▶ _WHAT YOU SHOULD DO_: Pull out every line of the listing below where "chart" appears.

▶ _SUPPLIED ENTRIES_:
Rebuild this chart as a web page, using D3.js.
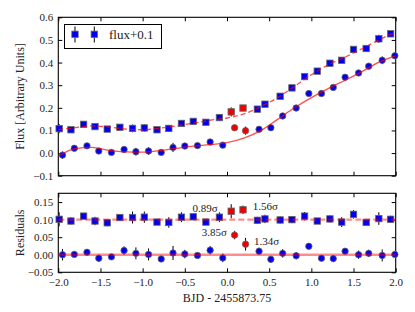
<!DOCTYPE html>
<html>
<head>
<meta charset="utf-8">
<script src="https://cdn.jsdelivr.net/npm/d3@7"></script>
<style>
  body { margin: 0; background: #fff; }
  svg text { font-family: "Liberation Serif", "Times New Roman", Times, "DejaVu Serif", serif; fill: #222; }
  .tick line { stroke: #000; }
</style>
</head>
<body>
<div id="svg_container"></div>
<script>
/* -----------------------
data
------------------------- */

// lower series (circles), flux and residuals
var xLow = [-1.95,-1.81,-1.66,-1.52,-1.37,-1.22,-1.08,-0.93,-0.78,-0.64,-0.50,-0.35,-0.20,-0.05,0.09,0.22,0.38,0.52,0.66,0.82,0.97,1.12,1.26,1.40,1.56,1.68,1.84,1.99]
var fluxLow = [-0.009,0.021,0.032,0.009,0.003,0.016,0.006,0.009,0.003,0.025,0.031,0.033,0.049,0.035,0.112,0.099,0.105,0.112,0.164,0.199,0.263,0.263,0.290,0.335,0.354,0.384,0.410,0.430]
var errLow = [0.016,0.008,0.007,0.010,0.008,0.012,0.017,0.017,0.008,0.020,0.012,0.006,0.012,0.012,0.012,0.018,0.010,0.010,0.012,0.010,0.008,0.008,0.010,0.008,0.012,0.010,0.017,0.008]
var resLow = [0.000,0.001,0.007,-0.010,-0.006,0.012,0.004,0.001,-0.012,0.005,0.002,-0.002,0.013,-0.009,0.056,0.030,0.010,-0.013,0.004,-0.003,0.024,-0.010,-0.011,0.010,0.000,0.004,-0.002,0.001]

// upper series (squares), flux+0.1 and residuals+0.1
var xHigh = [-1.99,-1.85,-1.70,-1.565,-1.42,-1.27,-1.12,-0.98,-0.83,-0.69,-0.54,-0.40,-0.25,-0.09,0.05,0.19,0.36,0.45,0.63,0.77,0.92,1.07,1.22,1.36,1.50,1.65,1.80,1.94]
var fluxHigh = [0.108,0.103,0.127,0.117,0.106,0.114,0.109,0.111,0.103,0.109,0.131,0.140,0.136,0.157,0.182,0.199,0.194,0.216,0.251,0.288,0.338,0.362,0.397,0.410,0.458,0.462,0.505,0.527]
var errHigh = [0.020,0.010,0.006,0.012,0.010,0.010,0.017,0.016,0.006,0.015,0.014,0.006,0.008,0.014,0.020,0.012,0.010,0.012,0.010,0.010,0.012,0.008,0.010,0.014,0.012,0.008,0.018,0.010]
var resHigh = [0.101,0.096,0.110,0.096,0.091,0.106,0.106,0.107,0.093,0.092,0.107,0.108,0.093,0.107,0.124,0.128,0.098,0.102,0.099,0.100,0.110,0.096,0.102,0.093,0.115,0.092,0.103,0.101]

// flagged points (red)
var outliers = [14, 15]

// model curves
var modelX = [-2.0,-1.8,-1.6,-1.4,-1.2,-1.0,-0.8,-0.6,-0.4,-0.2,0.0,0.2,0.4,0.6,0.8,1.0,1.2,1.4,1.6,1.8,2.0]
var modelLow = [-0.014,0.020,0.025,0.012,0.005,0.004,0.011,0.021,0.031,0.037,0.046,0.066,0.099,0.149,0.200,0.245,0.285,0.322,0.360,0.402,0.430]
var modelHigh = [0.104,0.112,0.120,0.115,0.106,0.103,0.110,0.120,0.132,0.145,0.155,0.173,0.205,0.245,0.295,0.346,0.390,0.424,0.461,0.500,0.535]

// residual reference levels
var resLevels = [0.0, 0.1]

// sigma labels: upper outliers then lower outliers
var sigmaHigh = ['0.89', '1.56']
var sigmaLow = ['3.85', '1.34']

var xTicks = [-2.0,-1.5,-1.0,-0.5,0.0,0.5,1.0,1.5,2.0]
var yTicksTop = [-0.1,0.0,0.1,0.2,0.3,0.4,0.5,0.6]
var yTicksRes = [-0.05,0.00,0.05,0.10,0.15]

/* -----------------------
main variables
------------------------- */

var width = 415;
var height = 312;
var left = 58.3, right = 395.7;
var top1 = 17.3, bot1 = 175.7;
var top2 = 193.3, bot2 = 272.3;
var tick = 4;
var msize = 6.4;
var serif = '"Liberation Serif", "Times New Roman", Times, "DejaVu Serif", serif';

var svg = d3.select("#svg_container")
	.append("svg")
	.attr("width", width)
	.attr("height", height)
	.attr("font-family", serif)

var x = d3.scaleLinear().domain([-2, 2]).range([left, right]);
var y1 = d3.scaleLinear().domain([-0.1, 0.6]).range([bot1, top1]);
var y2 = d3.scaleLinear().domain([-0.05, 0.175]).range([bot2, top2]);

function isOut(i) { return outliers.indexOf(i) >= 0 }

/* -----------------------
axes
------------------------- */

function frame(yScale, yT, yFmt, showX) {
	var t = yScale.range()[1], b = yScale.range()[0];
	var g = svg.append('g');

	g.append('g').attr('transform', 'translate(0,' + b + ')')
		.call(d3.axisBottom(x).tickValues(xTicks).tickSize(-tick).tickPadding(6)
			.tickFormat(showX ? d3.format('.1f') : ''));
	g.append('g').attr('transform', 'translate(0,' + t + ')')
		.call(d3.axisTop(x).tickValues(xTicks).tickSize(-tick).tickFormat(''));
	g.append('g').attr('transform', 'translate(' + left + ',0)')
		.call(d3.axisLeft(yScale).tickValues(yT).tickSize(-tick).tickPadding(5).tickFormat(d3.format(yFmt)));
	g.append('g').attr('transform', 'translate(' + right + ',0)')
		.call(d3.axisRight(yScale).tickValues(yT).tickSize(-tick).tickFormat(''));

	g.selectAll('.domain').remove();
	g.selectAll('g').attr('font-family', serif).attr('font-size', 11);
	g.selectAll('.tick text').attr('fill', '#222');

	svg.append('rect')
		.attr('x', left).attr('y', t)
		.attr('width', right - left).attr('height', b - t)
		.attr('fill', 'none').attr('stroke', '#000').attr('stroke-width', 1.1)
}

frame(y1, yTicksTop, '.1f', false);
frame(y2, yTicksRes, '.2f', true);

/* -----------------------
points
------------------------- */

function errbars(g, xs, ys, es, yScale) {
	g.selectAll('.err').data(xs).enter().append('line')
		.attr('x1', function(d){ return x(d) })
		.attr('x2', function(d){ return x(d) })
		.attr('y1', function(d,i){ return yScale(ys[i] - es[i]) })
		.attr('y2', function(d,i){ return yScale(ys[i] + es[i]) })
		.attr('stroke', '#000').attr('stroke-width', 1)
}

function circles(g, xs, ys, yScale) {
	g.selectAll('.pt').data(xs).enter().append('circle')
		.attr('cx', function(d){ return x(d) })
		.attr('cy', function(d,i){ return yScale(ys[i]) })
		.attr('r', msize / 2)
		.attr('fill', function(d,i){ return isOut(i) ? '#ee0000' : '#0000ee' })
		.attr('stroke', '#666').attr('stroke-width', 0.8)
}

function squares(g, xs, ys, yScale) {
	g.selectAll('.pt').data(xs).enter().append('rect')
		.attr('x', function(d){ return x(d) - msize / 2 })
		.attr('y', function(d,i){ return yScale(ys[i]) - msize / 2 })
		.attr('width', msize).attr('height', msize)
		.attr('fill', function(d,i){ return isOut(i) ? '#ee0000' : '#0000ee' })
		.attr('stroke', '#666').attr('stroke-width', 0.8)
}

var p1 = svg.append('g');
errbars(p1.append('g'), xLow, fluxLow, errLow, y1);
errbars(p1.append('g'), xHigh, fluxHigh, errHigh, y1);
circles(p1.append('g'), xLow, fluxLow, y1);
squares(p1.append('g'), xHigh, fluxHigh, y1);

var p2 = svg.append('g');
errbars(p2.append('g'), xLow, resLow, errLow, y2);
errbars(p2.append('g'), xHigh, resHigh, errHigh, y2);
circles(p2.append('g'), xLow, resLow, y2);
squares(p2.append('g'), xHigh, resHigh, y2);

/* -----------------------
model lines
------------------------- */

var line1 = d3.line()
	.x(function(d,i){ return x(modelX[i]) })
	.y(function(d){ return y1(d) })
	.curve(d3.curveMonotoneX)

svg.append('path').datum(modelLow)
	.attr('d', line1)
	.attr('fill', 'none').attr('stroke', '#ff0000').attr('stroke-opacity', 0.7).attr('stroke-width', 1.3)

svg.append('path').datum(modelHigh)
	.attr('d', line1)
	.attr('fill', 'none').attr('stroke', '#ff0000').attr('stroke-opacity', 0.7).attr('stroke-width', 1.3)
	.attr('stroke-dasharray', '5,3')

svg.selectAll('.lvl').data(resLevels).enter().append('line')
	.attr('x1', left).attr('x2', right)
	.attr('y1', function(d){ return y2(d) })
	.attr('y2', function(d){ return y2(d) })
	.attr('stroke', '#ff0000').attr('stroke-opacity', 0.45).attr('stroke-width', 2.4)
	.attr('stroke-dasharray', function(d,i){ return i == 0 ? null : '6,3' })

/* -----------------------
sigma labels
------------------------- */

// [x, y, anchor] in data units of the residual panel
var labelPos = [[-0.11, 0.134, 'end'], [0.305, 0.138, 'start'], [0.0, 0.065, 'end'], [0.32, 0.038, 'start']]
var sigmas = sigmaHigh.concat(sigmaLow)

svg.selectAll('.sig').data(sigmas).enter().append('text')
	.attr('x', function(d,i){ return x(labelPos[i][0]) })
	.attr('y', function(d,i){ return y2(labelPos[i][1]) })
	.attr('dy', '0.35em')
	.attr('text-anchor', function(d,i){ return labelPos[i][2] })
	.attr('font-size', 11)
	.text(function(d){ return d + 'σ' })

/* -----------------------
labels & legend
------------------------- */

svg.append('text')
	.attr('transform', 'translate(24,' + ((top1 + bot1) / 2) + ') rotate(-90)')
	.attr('text-anchor', 'middle')
	.attr('font-size', 12)
	.text('Flux [Arbitrary Units]')

svg.append('text')
	.attr('transform', 'translate(24,' + ((top2 + bot2) / 2) + ') rotate(-90)')
	.attr('text-anchor', 'middle')
	.attr('font-size', 12)
	.text('Residuals')

svg.append('text')
	.attr('x', (left + right) / 2).attr('y', 302)
	.attr('text-anchor', 'middle')
	.attr('font-size', 12)
	.text('BJD - 2455873.75')

var leg = svg.append('g');
leg.append('rect')
	.attr('x', 64.5).attr('y', 24.5).attr('width', 97).attr('height', 24)
	.attr('fill', '#fff').attr('stroke', '#000').attr('stroke-width', 1)

;[75, 94.3].forEach(function(lx) {
	leg.append('line').attr('x1', lx).attr('x2', lx).attr('y1', 26.5).attr('y2', 42.5)
		.attr('stroke', '#000').attr('stroke-width', 1)
	leg.append('rect').attr('x', lx - msize / 2).attr('y', 34.3 - msize / 2)
		.attr('width', msize).attr('height', msize)
		.attr('fill', '#0000ee').attr('stroke', '#666').attr('stroke-width', 0.8)
})

leg.append('text')
	.attr('x', 109).attr('y', 38.8)
	.attr('font-size', 13)
	.text('flux+0.1')
</script>
</body>
</html>
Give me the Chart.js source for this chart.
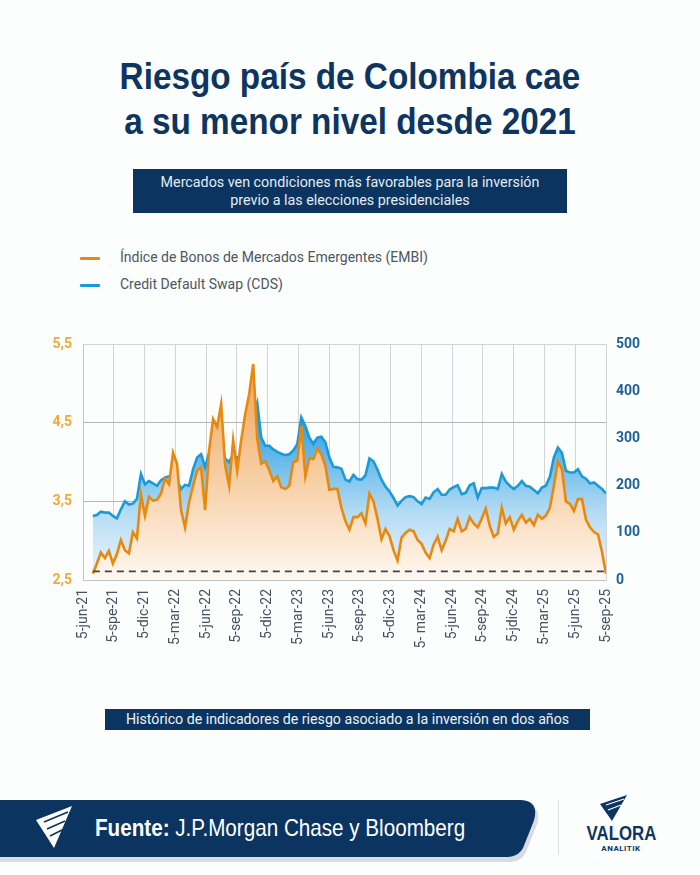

▶ _REPLY_:
Rebuild this chart as a web page, using D3.js.
Give me the Chart.js source for this chart.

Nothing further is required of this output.